Key features: Automated search updates that monitor databases for new publications matching your search strategy. Interactive evidence maps that visualize relationships between studies, interventions, and outcomes. Integrated screening, data extraction, and meta-analysis in a single platform. Living systematic review support with continuous updating.
Pros: The evidence mapping and visualization features are unique among systematic review tools. Living review support keeps your review current without starting over. The integrated meta-analysis module means fewer tools in your workflow. Modern interface with a thoughtful user experience.
Cons: Relatively new compared to established platforms, so fewer published validation studies exist. The pricing sits between free tools and enterprise solutions, which may not satisfy either budget-constrained or feature-demanding teams. Smaller user base means fewer community resources.
Best for: Researchers conducting living systematic reviews or those who need interactive evidence maps for stakeholder communication. Also suits teams wanting screening, extraction, and analysis in one platform.
7. RevMan (Free from Cochrane)
RevMan (Review Manager) is Cochrane's official software for preparing and maintaining systematic reviews. RevMan Web is the current cloud-based version.
Pricing: Free for all users. No premium tier. Cochrane provides RevMan at no cost to support evidence synthesis globally.
Key features: Full systematic review workflow from protocol registration through publication. Built-in meta-analysis engine with forest plots, funnel plots, and subgroup analysis. Risk of bias assessment tools aligned with the Cochrane Risk of Bias 2.0 framework. Direct publishing to the Cochrane Library for Cochrane review authors. GRADE evidence certainty assessment.
Pros: Completely free with full functionality. The gold standard for Cochrane reviews with direct integration into Cochrane editorial processes. Built-in statistical analysis eliminates the need for R or Stata for standard meta-analyses. Extensive documentation and training resources through the Cochrane Handbook.
Cons: Designed primarily for Cochrane reviews, so the workflow may feel rigid for non-Cochrane projects. The screening module is less sophisticated than Covidence or Rayyan. Import options are more limited than dedicated screening tools. The interface, while improved in RevMan Web, still prioritizes function over aesthetics.
Best for: Cochrane review authors (mandatory), researchers who want a free all-in-one platform with built-in meta-analysis, and teams that prioritize methodological rigor aligned with Cochrane standards.
8. Research Gold Free Tools (No Account Required)
Research Gold offers a suite of free systematic review tools that handle specific workflow steps without requiring an account, a subscription, or any payment.
Pricing: Completely free. No account required. No usage limits.
Key features: PRISMA flow diagram generator that creates publication-ready flow charts from your screening numbers. Data extraction template builder that generates customizable extraction forms for any review type. Reference deduplication tool that identifies and removes duplicate records across multiple database exports. Inclusion and exclusion criteria builder that structures your eligibility framework using the PICOS format. Additional tools for effect size calculation, forest plot generation, and risk of bias visualization.

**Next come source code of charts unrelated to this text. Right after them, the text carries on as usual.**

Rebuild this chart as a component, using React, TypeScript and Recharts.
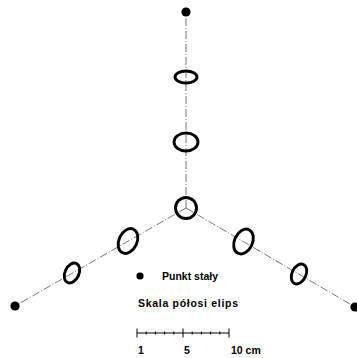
import React from 'react';
import { ScatterChart, Scatter, XAxis, YAxis, ReferenceLine, Customized } from 'recharts';

// Network coordinates (local units)
const fixedNames = ['P1', 'P2', 'P3'];
const fixedX = [0, -171, 169];
const fixedY = [196, -98, -99];

const centerName = 'C';
const centerX = 0;
const centerY = 0;

// Error ellipses
const ellipseX = [0, 0, 0, -58, -114, 57.5, 113];
const ellipseY = [131, 66, 0, -33, -65, -33.5, -66];
const semiMajor = [11, 12, 10.5, 13, 10.5, 13, 10.5];
const semiMinor = [6, 9, 10.5, 9, 7, 9, 7];
const orientationDeg = [0, 0, 0, 65, 65, 65, 65];

const legendLabels = ['Punkt stały', 'Skala półosi elips'];
const scaleLabels = ['1', '5', '10 cm'];
const scaleDivisions = 10;

const fixedData = fixedX.map((x, i) => ({ name: fixedNames[i], x, y: fixedY[i] }));
const ellipseData = ellipseX.map((x, i) => ({
  x,
  y: ellipseY[i],
  a: semiMajor[i],
  b: semiMinor[i],
  t: orientationDeg[i],
}));

const W = 357;
const H = 358;

const EllipseShape = (props: any) => {
  const { cx, cy, payload } = props;
  if (cx == null || cy == null) return null;
  return (
    <ellipse
      cx={cx}
      cy={cy}
      rx={payload.a}
      ry={payload.b}
      transform={`rotate(${-payload.t} ${cx} ${cy})`}
      fill="none"
      stroke="#000"
      strokeWidth={2.9}
    />
  );
};

const DotShape = (props: any) => {
  const { cx, cy } = props;
  if (cx == null || cy == null) return null;
  return <circle cx={cx} cy={cy} r={4.6} fill="#000" />;
};

const LegendBlock = () => {
  const font = { fontFamily: '"Liberation Sans", Arial, sans-serif', fontWeight: 700, fontSize: 10.5, fill: '#000' } as any;
  const x0 = 137;
  const x1 = 229;
  const yb = 333;
  const step = (x1 - x0) / scaleDivisions;
  const ticks = Array.from({ length: scaleDivisions + 1 }, (_, i) => i);
  return (
    <g>
      <circle cx={140} cy={276} r={3.6} fill="#000" />
      <text x={162} y={280} {...font}>{legendLabels[0]}</text>
      <text x={138} y={307} {...font} letterSpacing={0.7}>{legendLabels[1]}</text>
      <line x1={x0} y1={yb} x2={x1} y2={yb} stroke="#000" strokeWidth={1} />
      {ticks.map((i) => {
        const major = i === 0 || i === 5 || i === 10;
        const h = major ? 4.5 : 1.5;
        return (
          <line key={i} x1={x0 + i * step} y1={yb - h} x2={x0 + i * step} y2={yb + h} stroke="#000" strokeWidth={1} />
        );
      })}
      <text x={x0 + 4} y={354} {...font} textAnchor="middle">{scaleLabels[0]}</text>
      <text x={x0 + 5 * step + 4} y={354} {...font} textAnchor="middle">{scaleLabels[1]}</text>
      <text x={x1 + 2} y={354} {...font}>{scaleLabels[2]}</text>
    </g>
  );
};

export default function App() {
  return (
    <div style={{ position: 'absolute', left: 0, top: 0, width: W, height: H, background: '#fff' }}>
      <ScatterChart width={W} height={H} margin={{ top: 0, right: 0, bottom: 0, left: 0 }}>
        <XAxis type="number" dataKey="x" domain={[-186, 171]} allowDataOverflow hide />
        <YAxis type="number" dataKey="y" domain={[-150, 208]} allowDataOverflow hide />
        {fixedData.map((p) => (
          <ReferenceLine
            key={p.name}
            segment={[{ x: centerX, y: centerY }, { x: p.x, y: p.y }]}
            stroke="#777"
            strokeWidth={1}
            strokeDasharray="8 2 1 2"
            ifOverflow="visible"
          />
        ))}
        <Scatter data={ellipseData} shape={EllipseShape} isAnimationActive={false} />
        <Scatter data={fixedData} shape={DotShape} isAnimationActive={false} />
        <Customized component={LegendBlock} />
      </ScatterChart>
    </div>
  );
}
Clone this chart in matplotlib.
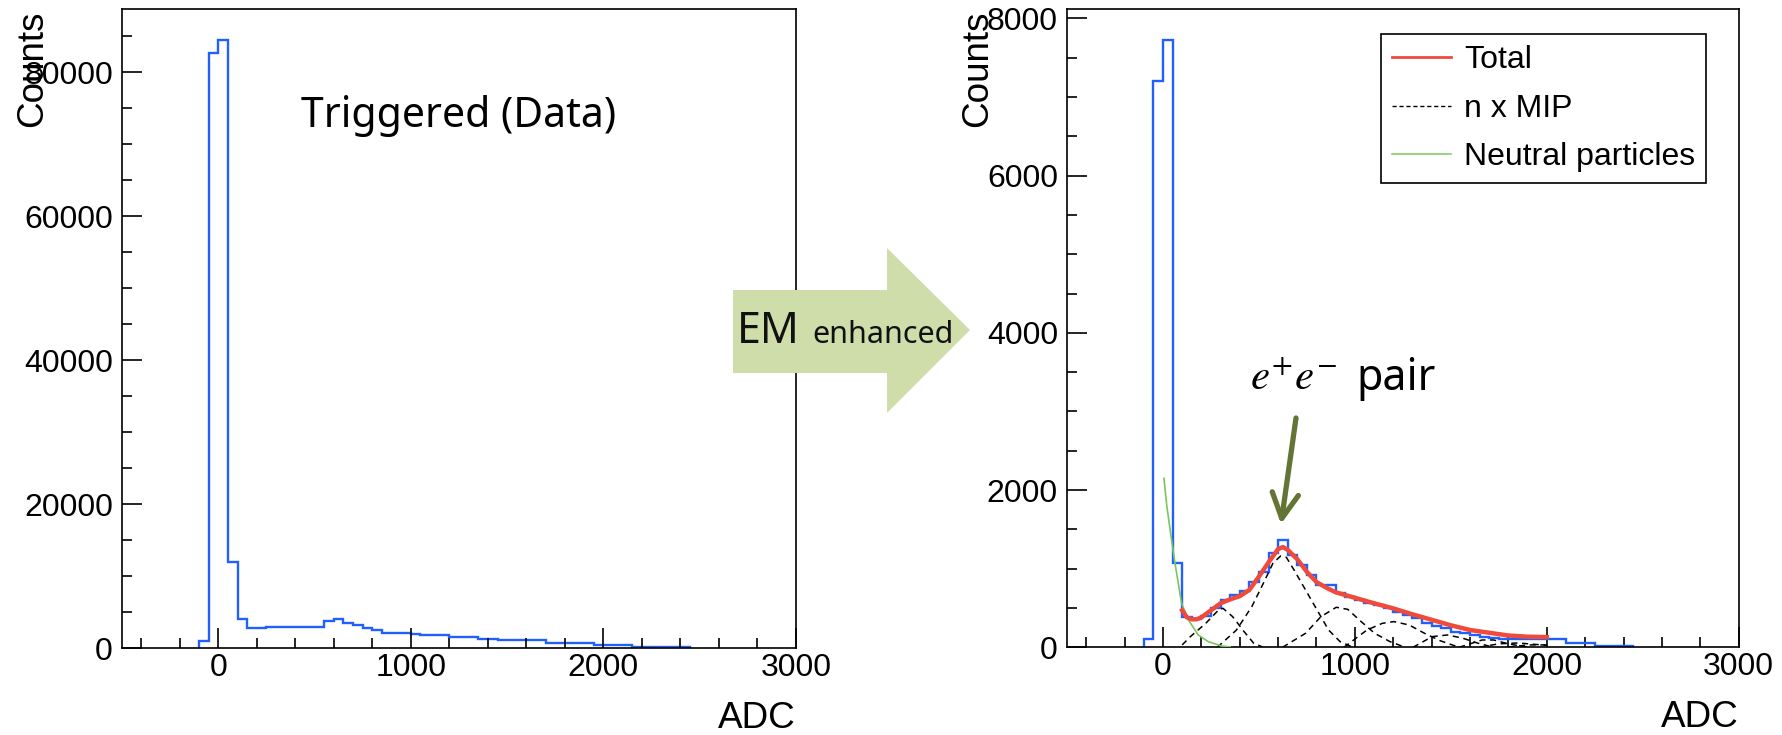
import numpy as np
import matplotlib.pyplot as plt
from matplotlib.ticker import MultipleLocator, FormatStrFormatter
from matplotlib.patches import Polygon, FancyArrowPatch, ArrowStyle
from matplotlib.lines import Line2D

plt.rcParams['font.family'] = ['Liberation Sans', 'DejaVu Sans']
plt.rcParams['mathtext.fontset'] = 'stix'

# ---- data (bins of 50 ADC starting at -100) ----
bin_lo, bin_w = -100, 50

trig_counts = [970, 82600, 84400, 12000, 3990, 2730, 2730, 2960, 2960, 2960,
               2960, 2960, 2960, 3750, 4030, 3430, 3190, 2730, 2500, 2130,
               2080, 2080, 1990, 1760, 1760, 1760, 1480, 1480, 1480, 1250,
               1250, 1090, 1090, 1090, 1090, 1090, 760, 760, 760, 760,
               760, 450, 450, 450, 450, 200, 200, 200, 200, 200, 200]

em_counts = [110, 7208, 7726, 1076, 390, 360, 400, 496, 600, 665,
             716, 835, 962, 1196, 1365, 1175, 1047, 920, 793, 793,
             687, 645, 602, 568, 539, 496, 454, 411, 369, 305,
             271, 242, 199, 178, 157, 136, 115, 102, 100, 100,
             100, 100, 100, 100, 51, 51, 51, 17, 17, 17, 17]

# fit curves (ADC, counts)
total_x = [100, 125, 150, 175, 200, 250, 300, 350, 400, 450, 500, 550, 600, 625,
           650, 700, 750, 800, 850, 900, 1000, 1100, 1200, 1300, 1400, 1500,
           1600, 1700, 1800, 1900, 2000]
total_y = [470, 380, 356, 356, 380, 470, 560, 610, 650, 730, 900, 1080, 1250, 1275,
           1240, 1120, 960, 830, 760, 700, 630, 560, 495, 420, 350, 280,
           220, 185, 150, 135, 130]

neutral_x = [5, 20, 40, 62, 97, 132, 184, 236, 306, 350]
neutral_y = [2150, 1800, 1450, 1080, 560, 350, 157, 72, 17, 5]

mip1_x = [100, 143, 223, 293, 313, 363, 423, 473, 523]
mip1_y = [30, 136, 305, 483, 496, 390, 199, 51, 0]
mip2_x = [283, 383, 463, 523, 573, 613, 643, 683, 743, 803, 863, 923, 983]
mip2_y = [0, 220, 517, 814, 1069, 1162, 1145, 984, 729, 475, 220, 72, 8]
mip3_x = [623, 743, 823, 903, 963, 1023, 1103, 1183, 1263]
mip3_y = [0, 178, 390, 509, 483, 348, 178, 72, 0]
mip4_x = [943, 1063, 1143, 1203, 1283, 1363, 1443, 1543]
mip4_y = [0, 220, 305, 327, 284, 178, 85, 0]
mip5_x = [1303, 1403, 1483, 1563, 1643, 1723]
mip5_y = [0, 136, 157, 115, 51, 0]
mip6_x = [1543, 1663, 1723, 1803, 1903]
mip6_y = [0, 93, 93, 42, 0]
mip7_x = [1650, 1750, 1850, 1950, 2000]
mip7_y = [0, 45, 55, 35, 25]
mip8_x = [1800, 1900, 2000]
mip8_y = [0, 30, 30]

W, H = 1782, 735
fig = plt.figure(figsize=(W / 100, H / 100), dpi=100)


def fx(x):
    return x / W


def fy(y):
    return 1 - y / H


ax1 = fig.add_axes([fx(122), fy(648), fx(796) - fx(122), fy(9) - fy(648)])
ax2 = fig.add_axes([fx(1067), fy(647.3), fx(1738.7) - fx(1067), fy(9.3) - fy(647.3)])

blue = '#2060ff'


def style(ax, ymax, ymajor, yminor):
    ax.set_xlim(-500, 3000)
    ax.set_ylim(0, ymax)
    ax.xaxis.set_major_locator(MultipleLocator(1000))
    ax.xaxis.set_minor_locator(MultipleLocator(200))
    ax.yaxis.set_major_locator(MultipleLocator(ymajor))
    ax.yaxis.set_minor_locator(MultipleLocator(yminor))
    ax.yaxis.set_major_formatter(FormatStrFormatter('%d'))
    ax.tick_params(which='both', direction='in', top=False, right=False,
                   labelsize=23, width=1.2)
    ax.tick_params(which='major', length=14.5)
    ax.tick_params(which='minor', length=7.5)
    ax.tick_params(axis='x', pad=3.5)
    ax.tick_params(axis='y', pad=6.5)
    for sp in ax.spines.values():
        sp.set_linewidth(1.2)
    ax.text(-0.133, 0.998, 'Counts', rotation=90, ha='center', va='top',
            transform=ax.transAxes, fontsize=26.6)
    ax.text(1.0, -0.125, 'ADC', ha='right', va='baseline',
            transform=ax.transAxes, fontsize=26.6)


# left: triggered data
edges1 = bin_lo + bin_w * np.arange(len(trig_counts) + 1)
ax1.stairs(trig_counts, edges1, baseline=0, color=blue, lw=1.7)
style(ax1, 88750, 20000, 5000)

# right: EM enhanced with fit
edges2 = bin_lo + bin_w * np.arange(len(em_counts) + 1)
ax2.stairs(em_counts, edges2, baseline=0, color=blue, lw=1.7, zorder=2)
for xs, ys in [(mip1_x, mip1_y), (mip2_x, mip2_y), (mip3_x, mip3_y), (mip4_x, mip4_y),
               (mip5_x, mip5_y), (mip6_x, mip6_y), (mip7_x, mip7_y), (mip8_x, mip8_y)]:
    ax2.plot(xs, ys, color='black', lw=1.1, ls=(0, (4, 3)), zorder=3)
ax2.plot(neutral_x, neutral_y, color='#79c75b', lw=1.2, zorder=3)
ax2.plot(total_x, total_y, color='#f04a3a', lw=3.2, zorder=4)
style(ax2, 8117, 2000, 500)

handles = [Line2D([], [], color='#f04a3a', lw=2.0),
           Line2D([], [], color='black', lw=1.0, ls=(0, (3, 2))),
           Line2D([], [], color='#79c75b', lw=1.1)]
leg = ax2.legend(handles, ['Total', 'n x MIP', 'Neutral particles'],
                 loc='upper left', bbox_to_anchor=(0.4675, 0.9613), borderaxespad=0,
                 fontsize=23, fancybox=False, edgecolor='black', framealpha=1,
                 handlelength=1.84, handletextpad=0.4, borderpad=0.35, labelspacing=0.58)
leg.get_frame().set_linewidth(1.2)

# annotations
fig.text(fx(301), fy(127), 'Triggered (Data)', fontsize=29.5, family='Noto Sans',
         va='baseline', ha='left')

arrow_pts = [(733, 290), (887, 290), (887, 248), (970, 330), (887, 413), (887, 373), (733, 373)]
fig.add_artist(Polygon([(fx(x), fy(y)) for x, y in arrow_pts], closed=True,
                       transform=fig.transFigure, facecolor='#cfddab',
                       edgecolor='none', zorder=5))
fig.text(fx(737), fy(343), 'EM', fontsize=31, family='Noto Sans', va='baseline',
         ha='left', color='#111111', zorder=6, weight='semibold')
fig.text(fx(812), fy(343), 'enhanced', fontsize=22, family='Noto Sans', va='baseline',
         ha='left', color='#111111', zorder=6)

fig.text(fx(1250), fy(390), r'$e^{+}e^{-}$', fontsize=31, va='baseline', ha='left')
fig.text(fx(1356), fy(390), 'pair', fontsize=31, family='Noto Sans',
         va='baseline', ha='left')
fig.add_artist(FancyArrowPatch((fx(1296), fy(418)), (fx(1281), fy(524)),
                               transform=fig.transFigure,
                               arrowstyle=ArrowStyle('->', head_length=1.8, head_width=0.95),
                               mutation_scale=10, lw=3.8, color='#627534',
                               shrinkA=0, shrinkB=0, zorder=6))

fig.savefig('out.png', dpi=100)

Pros: No login or account creation needed. Each tool serves a focused purpose and works independently. Tools complement any primary screening platform (use Rayyan for screening, Research Gold tools for PRISMA diagrams and extraction templates). All outputs are downloadable and journal-ready.
Cons: These are individual tools, not an integrated review management platform. They do not replace the collaborative screening workflow of Covidence or Rayyan. Best used alongside a primary screening tool rather than as a standalone solution.
Best for: Any researcher who needs specific systematic review deliverables, such as PRISMA diagrams, extraction templates, or deduplication, without paying for or configuring a full platform. Pairs well with any free screening tool.